NAME, PARTY AFFILIATION: Bill Reeder, Republican

BUSINESS: Campus Cooks, Chicago: Catering company that provides food for college fraternities and sororities. The company is at 19 campuses in 9 states. Reeder started Campus Cooks in 2004.


WHY: Because of Obama's health care policy, which he says will increase costs for his business. "I don't think he has the small business interest at heart," he says.

DO YOU PLAN TO HIRE IN THE NEXT YEAR: Campus Cooks plans to add 15 to 20 new employees next year. It currently has about 120 employees.

HOW WAS BUSINESS FOUR YEARS AGO: Good.
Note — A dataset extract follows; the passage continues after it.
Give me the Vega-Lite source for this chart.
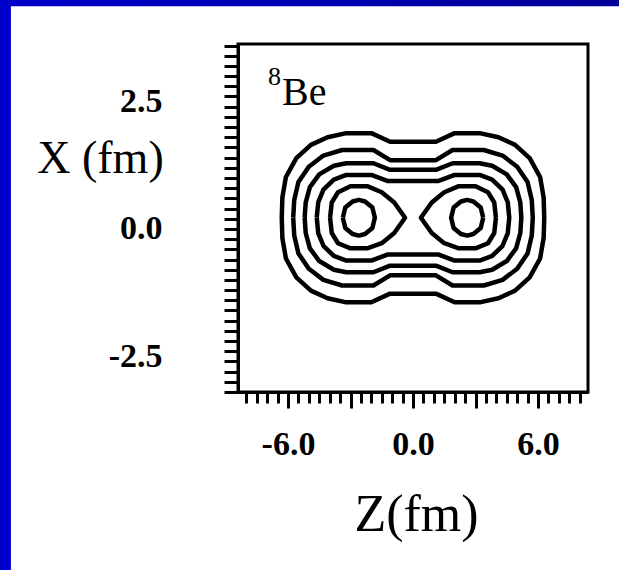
{
  "$schema": "https://vega.github.io/schema/vega-lite/v6.json",
  "width": 350,
  "height": 348,
  "autosize": {"type": "none"},
  "padding": {"left": 238, "top": 44, "right": 31, "bottom": 178},
  "background": "white",
  "config": {
    "view": {"stroke": "black", "strokeWidth": 3},
    "axis": {
      "grid": false,
      "zindex": 1,
      "domainColor": "black",
      "domainWidth": 3,
      "tickColor": "black",
      "tickWidth": 3,
      "tickCount": 200,
      "labelFont": "Liberation Serif",
      "labelFontWeight": "bold",
      "labelFontSize": 34,
      "labelColor": "black",
      "labelFlush": false,
      "labelOverlap": false,
      "labelBound": false,
      "titleFont": "Liberation Serif",
      "titleFontWeight": "normal",
      "titleColor": "black",
      "titleAngle": 0,
      "titleAlign": "center",
      "titleBaseline": "middle"
    }
  },
  "datasets": {
    "contours": [
      {"c":"c1","i":0,"z":-6.30,"x":0.22},{"c":"c1","i":1,"z":-6.27,"x":0.62},{"c":"c1","i":2,"z":-6.10,"x":1.02},{"c":"c1","i":3,"z":-5.60,"x":1.39},{"c":"c1","i":4,"z":-4.90,"x":1.65},{"c":"c1","i":5,"z":-4.10,"x":1.80},{"c":"c1","i":6,"z":-3.20,"x":1.88},{"c":"c1","i":7,"z":-2.00,"x":1.88},{"c":"c1","i":8,"z":-1.10,"x":1.71},{"c":"c1","i":9,"z":1.10,"x":1.71},{"c":"c1","i":10,"z":2.00,"x":1.88},{"c":"c1","i":11,"z":3.20,"x":1.88},{"c":"c1","i":12,"z":4.10,"x":1.80},{"c":"c1","i":13,"z":4.90,"x":1.65},{"c":"c1","i":14,"z":5.60,"x":1.39},{"c":"c1","i":15,"z":6.10,"x":1.02},{"c":"c1","i":16,"z":6.27,"x":0.62},{"c":"c1","i":17,"z":6.30,"x":0.22},{"c":"c1","i":18,"z":6.27,"x":-0.18},{"c":"c1","i":19,"z":6.10,"x":-0.58},{"c":"c1","i":20,"z":5.60,"x":-0.95},{"c":"c1","i":21,"z":4.90,"x":-1.21},{"c":"c1","i":22,"z":4.10,"x":-1.36},{"c":"c1","i":23,"z":3.20,"x":-1.44},{"c":"c1","i":24,"z":2.00,"x":-1.44},{"c":"c1","i":25,"z":1.10,"x":-1.27},{"c":"c1","i":26,"z":-1.10,"x":-1.27},{"c":"c1","i":27,"z":-2.00,"x":-1.44},{"c":"c1","i":28,"z":-3.20,"x":-1.44},{"c":"c1","i":29,"z":-4.10,"x":-1.36},{"c":"c1","i":30,"z":-4.90,"x":-1.21},{"c":"c1","i":31,"z":-5.60,"x":-0.95},{"c":"c1","i":32,"z":-6.10,"x":-0.58},{"c":"c1","i":33,"z":-6.27,"x":-0.18},{"c":"c1","i":34,"z":-6.30,"x":0.22},

      {"c":"c2","i":0,"z":-5.75,"x":0.22},{"c":"c2","i":1,"z":-5.70,"x":0.57},{"c":"c2","i":2,"z":-5.50,"x":0.92},{"c":"c2","i":3,"z":-5.00,"x":1.22},{"c":"c2","i":4,"z":-4.30,"x":1.44},{"c":"c2","i":5,"z":-3.40,"x":1.55},{"c":"c2","i":6,"z":-1.90,"x":1.55},{"c":"c2","i":7,"z":-1.10,"x":1.35},{"c":"c2","i":8,"z":1.10,"x":1.35},{"c":"c2","i":9,"z":1.90,"x":1.55},{"c":"c2","i":10,"z":3.40,"x":1.55},{"c":"c2","i":11,"z":4.30,"x":1.44},{"c":"c2","i":12,"z":5.00,"x":1.22},{"c":"c2","i":13,"z":5.50,"x":0.92},{"c":"c2","i":14,"z":5.70,"x":0.57},{"c":"c2","i":15,"z":5.75,"x":0.22},{"c":"c2","i":16,"z":5.70,"x":-0.13},{"c":"c2","i":17,"z":5.50,"x":-0.48},{"c":"c2","i":18,"z":5.00,"x":-0.78},{"c":"c2","i":19,"z":4.30,"x":-1.00},{"c":"c2","i":20,"z":3.40,"x":-1.11},{"c":"c2","i":21,"z":1.90,"x":-1.11},{"c":"c2","i":22,"z":1.10,"x":-0.91},{"c":"c2","i":23,"z":-1.10,"x":-0.91},{"c":"c2","i":24,"z":-1.90,"x":-1.11},{"c":"c2","i":25,"z":-3.40,"x":-1.11},{"c":"c2","i":26,"z":-4.30,"x":-1.00},{"c":"c2","i":27,"z":-5.00,"x":-0.78},{"c":"c2","i":28,"z":-5.50,"x":-0.48},{"c":"c2","i":29,"z":-5.70,"x":-0.13},{"c":"c2","i":30,"z":-5.75,"x":0.22},

      {"c":"c3","i":0,"z":-5.20,"x":0.22},{"c":"c3","i":1,"z":-5.15,"x":0.52},{"c":"c3","i":2,"z":-4.95,"x":0.82},{"c":"c3","i":3,"z":-4.50,"x":1.07},{"c":"c3","i":4,"z":-3.80,"x":1.24},{"c":"c3","i":5,"z":-3.20,"x":1.29},{"c":"c3","i":6,"z":-1.90,"x":1.29},{"c":"c3","i":7,"z":-1.10,"x":1.16},{"c":"c3","i":8,"z":1.10,"x":1.16},{"c":"c3","i":9,"z":1.90,"x":1.29},{"c":"c3","i":10,"z":3.20,"x":1.29},{"c":"c3","i":11,"z":3.80,"x":1.24},{"c":"c3","i":12,"z":4.50,"x":1.07},{"c":"c3","i":13,"z":4.95,"x":0.82},{"c":"c3","i":14,"z":5.15,"x":0.52},{"c":"c3","i":15,"z":5.20,"x":0.22},{"c":"c3","i":16,"z":5.15,"x":-0.08},{"c":"c3","i":17,"z":4.95,"x":-0.38},{"c":"c3","i":18,"z":4.50,"x":-0.63},{"c":"c3","i":19,"z":3.80,"x":-0.80},{"c":"c3","i":20,"z":3.20,"x":-0.85},{"c":"c3","i":21,"z":1.90,"x":-0.85},{"c":"c3","i":22,"z":1.10,"x":-0.72},{"c":"c3","i":23,"z":-1.10,"x":-0.72},{"c":"c3","i":24,"z":-1.90,"x":-0.85},{"c":"c3","i":25,"z":-3.20,"x":-0.85},{"c":"c3","i":26,"z":-3.80,"x":-0.80},{"c":"c3","i":27,"z":-4.50,"x":-0.63},{"c":"c3","i":28,"z":-4.95,"x":-0.38},{"c":"c3","i":29,"z":-5.15,"x":-0.08},{"c":"c3","i":30,"z":-5.20,"x":0.22},

      {"c":"c4","i":0,"z":-4.62,"x":0.22},{"c":"c4","i":1,"z":-4.55,"x":0.52},{"c":"c4","i":2,"z":-4.30,"x":0.77},{"c":"c4","i":3,"z":-3.80,"x":0.97},{"c":"c4","i":4,"z":-3.20,"x":1.06},{"c":"c4","i":5,"z":-2.00,"x":1.06},{"c":"c4","i":6,"z":-1.20,"x":0.94},{"c":"c4","i":7,"z":1.20,"x":0.94},{"c":"c4","i":8,"z":2.00,"x":1.06},{"c":"c4","i":9,"z":3.20,"x":1.06},{"c":"c4","i":10,"z":3.80,"x":0.97},{"c":"c4","i":11,"z":4.30,"x":0.77},{"c":"c4","i":12,"z":4.55,"x":0.52},{"c":"c4","i":13,"z":4.62,"x":0.22},{"c":"c4","i":14,"z":4.55,"x":-0.08},{"c":"c4","i":15,"z":4.30,"x":-0.33},{"c":"c4","i":16,"z":3.80,"x":-0.53},{"c":"c4","i":17,"z":3.20,"x":-0.62},{"c":"c4","i":18,"z":2.00,"x":-0.62},{"c":"c4","i":19,"z":1.20,"x":-0.50},{"c":"c4","i":20,"z":-1.20,"x":-0.50},{"c":"c4","i":21,"z":-2.00,"x":-0.62},{"c":"c4","i":22,"z":-3.20,"x":-0.62},{"c":"c4","i":23,"z":-3.80,"x":-0.53},{"c":"c4","i":24,"z":-4.30,"x":-0.33},{"c":"c4","i":25,"z":-4.55,"x":-0.08},{"c":"c4","i":26,"z":-4.62,"x":0.22},

      {"c":"c5a","i":0,"z":-3.98,"x":0.22},{"c":"c5a","i":1,"z":-3.90,"x":0.52},{"c":"c5a","i":2,"z":-3.60,"x":0.72},{"c":"c5a","i":3,"z":-3.00,"x":0.84},{"c":"c5a","i":4,"z":-2.20,"x":0.84},{"c":"c5a","i":5,"z":-1.50,"x":0.72},{"c":"c5a","i":6,"z":-0.90,"x":0.52},{"c":"c5a","i":7,"z":-0.38,"x":0.22},{"c":"c5a","i":8,"z":-0.90,"x":-0.08},{"c":"c5a","i":9,"z":-1.50,"x":-0.28},{"c":"c5a","i":10,"z":-2.20,"x":-0.38},{"c":"c5a","i":11,"z":-3.00,"x":-0.38},{"c":"c5a","i":12,"z":-3.60,"x":-0.28},{"c":"c5a","i":13,"z":-3.90,"x":-0.08},{"c":"c5a","i":14,"z":-3.98,"x":0.22},

      {"c":"c5b","i":0,"z":3.98,"x":0.22},{"c":"c5b","i":1,"z":3.90,"x":0.52},{"c":"c5b","i":2,"z":3.60,"x":0.72},{"c":"c5b","i":3,"z":3.00,"x":0.84},{"c":"c5b","i":4,"z":2.20,"x":0.84},{"c":"c5b","i":5,"z":1.50,"x":0.72},{"c":"c5b","i":6,"z":0.90,"x":0.52},{"c":"c5b","i":7,"z":0.38,"x":0.22},{"c":"c5b","i":8,"z":0.90,"x":-0.08},{"c":"c5b","i":9,"z":1.50,"x":-0.28},{"c":"c5b","i":10,"z":2.20,"x":-0.38},{"c":"c5b","i":11,"z":3.00,"x":-0.38},{"c":"c5b","i":12,"z":3.60,"x":-0.28},{"c":"c5b","i":13,"z":3.90,"x":-0.08},{"c":"c5b","i":14,"z":3.98,"x":0.22},

      {"c":"c6a","i":0,"z":-3.37,"x":0.22},{"c":"c6a","i":1,"z":-3.25,"x":0.42},{"c":"c6a","i":2,"z":-2.90,"x":0.54},{"c":"c6a","i":3,"z":-2.60,"x":0.57},{"c":"c6a","i":4,"z":-2.30,"x":0.54},{"c":"c6a","i":5,"z":-1.95,"x":0.42},{"c":"c6a","i":6,"z":-1.83,"x":0.22},{"c":"c6a","i":7,"z":-1.95,"x":0.02},{"c":"c6a","i":8,"z":-2.30,"x":-0.10},{"c":"c6a","i":9,"z":-2.60,"x":-0.13},{"c":"c6a","i":10,"z":-2.90,"x":-0.10},{"c":"c6a","i":11,"z":-3.25,"x":0.02},{"c":"c6a","i":12,"z":-3.37,"x":0.22},

      {"c":"c6b","i":0,"z":3.37,"x":0.22},{"c":"c6b","i":1,"z":3.25,"x":0.42},{"c":"c6b","i":2,"z":2.90,"x":0.54},{"c":"c6b","i":3,"z":2.60,"x":0.57},{"c":"c6b","i":4,"z":2.30,"x":0.54},{"c":"c6b","i":5,"z":1.95,"x":0.42},{"c":"c6b","i":6,"z":1.83,"x":0.22},{"c":"c6b","i":7,"z":1.95,"x":0.02},{"c":"c6b","i":8,"z":2.30,"x":-0.10},{"c":"c6b","i":9,"z":2.60,"x":-0.13},{"c":"c6b","i":10,"z":2.90,"x":-0.10},{"c":"c6b","i":11,"z":3.25,"x":0.02},{"c":"c6b","i":12,"z":3.37,"x":0.22}
    ],
    "single": [{}]
  },
  "layer": [
    {
      "data": {"name": "contours"},
      "mark": {"type": "line", "stroke": "black", "strokeWidth": 4.5, "strokeJoin": "round"},
      "encoding": {
        "x": {
          "field": "z",
          "type": "quantitative",
          "scale": {"domain": [-8.4, 8.4], "nice": false, "zero": false},
          "axis": {
            "title": "Z(fm)",
            "titleFontSize": 52,
            "values": [-8,-7.5,-7,-6.5,-6,-5.5,-5,-4.5,-4,-3.5,-3,-2.5,-2,-1.5,-1,-0.5,0,0.5,1,1.5,2,2.5,3,3.5,4,4.5,5,5.5,6,6.5,7,7.5,8],
            "labelExpr": "abs(datum.value) % 6 === 0 ? (datum.value < 0 ? '-' : '') + format(abs(datum.value), '.1f') : ''",
            "tickSize": {"condition": {"test": "abs(datum.value) % 3 === 0", "value": 16}, "value": 11},
            "labelPadding": 46,
            "labelBaseline": "alphabetic",
            "titleX": 178,
            "titleY": 122
          }
        },
        "y": {
          "field": "x",
          "type": "quantitative",
          "scale": {"domain": [-3.2, 3.63], "nice": false, "zero": false},
          "axis": {
            "title": "X (fm)",
            "titleFontSize": 46,
            "values": [-3.2,-3,-2.8,-2.6,-2.5,-2.4,-2.2,-2,-1.8,-1.6,-1.4,-1.2,-1,-0.8,-0.6,-0.4,-0.2,0,0.2,0.4,0.6,0.8,1,1.2,1.4,1.6,1.8,2,2.2,2.4,2.5,2.6,2.8,3,3.2,3.4,3.6],
            "labelExpr": "abs(datum.value) === 2.5 || datum.value === 0 ? (datum.value < 0 ? '-' : '') + format(abs(datum.value), '.1f') : ''",
            "tickSize": 14,
            "tickOpacity": {"condition": {"test": "abs(datum.value) === 2.5", "value": 0}, "value": 1},
            "labelPadding": 62,
            "labelBaseline": "middle",
            "titleX": -138,
            "titleY": 114
          }
        },
        "detail": {"field": "c"},
        "order": {"field": "i", "type": "quantitative"}
      }
    },
    {
      "data": {"name": "single"},
      "mark": {"type": "rect", "color": "#0000CC"},
      "encoding": {
        "x": {"datum": -20},
        "x2": {"datum": -19.3},
        "y": {"datum": -8},
        "y2": {"datum": 5}
      }
    },
    {
      "data": {"name": "single"},
      "mark": {"type": "rect", "color": {"gradient": "linear", "x1": 0, "x2": 1, "y1": 0, "y2": 0, "stops": [{"offset": 0, "color": "#0000CC"}, {"offset": 1, "color": "#000096"}]}},
      "encoding": {
        "x": {"datum": -20},
        "x2": {"datum": 11},
        "y": {"datum": 4.37},
        "y2": {"datum": 5}
      }
    },
    {
      "data": {"name": "single"},
      "mark": {"type": "text", "text": "Be", "font": "Liberation Serif", "fontSize": 40, "align": "left", "baseline": "alphabetic", "color": "black"},
      "encoding": {
        "x": {"datum": -6.29},
        "y": {"datum": 2.43}
      }
    },
    {
      "data": {"name": "single"},
      "mark": {"type": "text", "text": "8", "font": "Liberation Serif", "fontSize": 26, "align": "left", "baseline": "alphabetic", "color": "black"},
      "encoding": {
        "x": {"datum": -6.96},
        "y": {"datum": 2.82}
      }
    }
  ]
}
The business has been growing since it was started eight years ago, says Reeder.

HOW IS BUSINESS NOW: Will have $10 million in sales this year. It had $1 million in sales in 2004, the company's first year.

WHAT DID YOU THINK OF THE DEBATE: "Both of them didn't go into any specifics," he says. "As small business people, we kind of want to know what is going to happen next year."


NAME, PARTY AFFILIATION: Tom Walter, Republican

BUSINESSES: He owns nine businesses. The oldest is Tasty Catering, a corporate caterer in Elk Grove Village, Ill., He started it in 1989. The other businesses include a marketing agency and a food processor that makes cookies and other baked goods for supermarkets and airlines. In all, he oversees 240 employees.


WHY: Walter has voted for politicians in both parties before, but he likes Romney's business background. "He understands what it means to be in business," says Walter. "He understands what businesses need to survive."

DO YOU PLAN TO HIRE IN THE NEXT YEAR: Walter is holding off on hiring because he isn't sure how much Obama's health care plan will cost his companies. Rising food prices is also a concern. "I don't know what is going to happen in the next few months, and the administration is not telling us what will happen," says Walter.

HOW WAS BUSINESS FOUR YEARS AGO: "Our first downturn was in 2009, but we've since recovered," says Walter.

HOW IS BUSINESS NOW: In 2012, business grew 12 percent from last year.

WHAT DID YOU THINK OF THE DEBATE: Walter says that Romney came across better than Obama, and was more specific about what his plans are.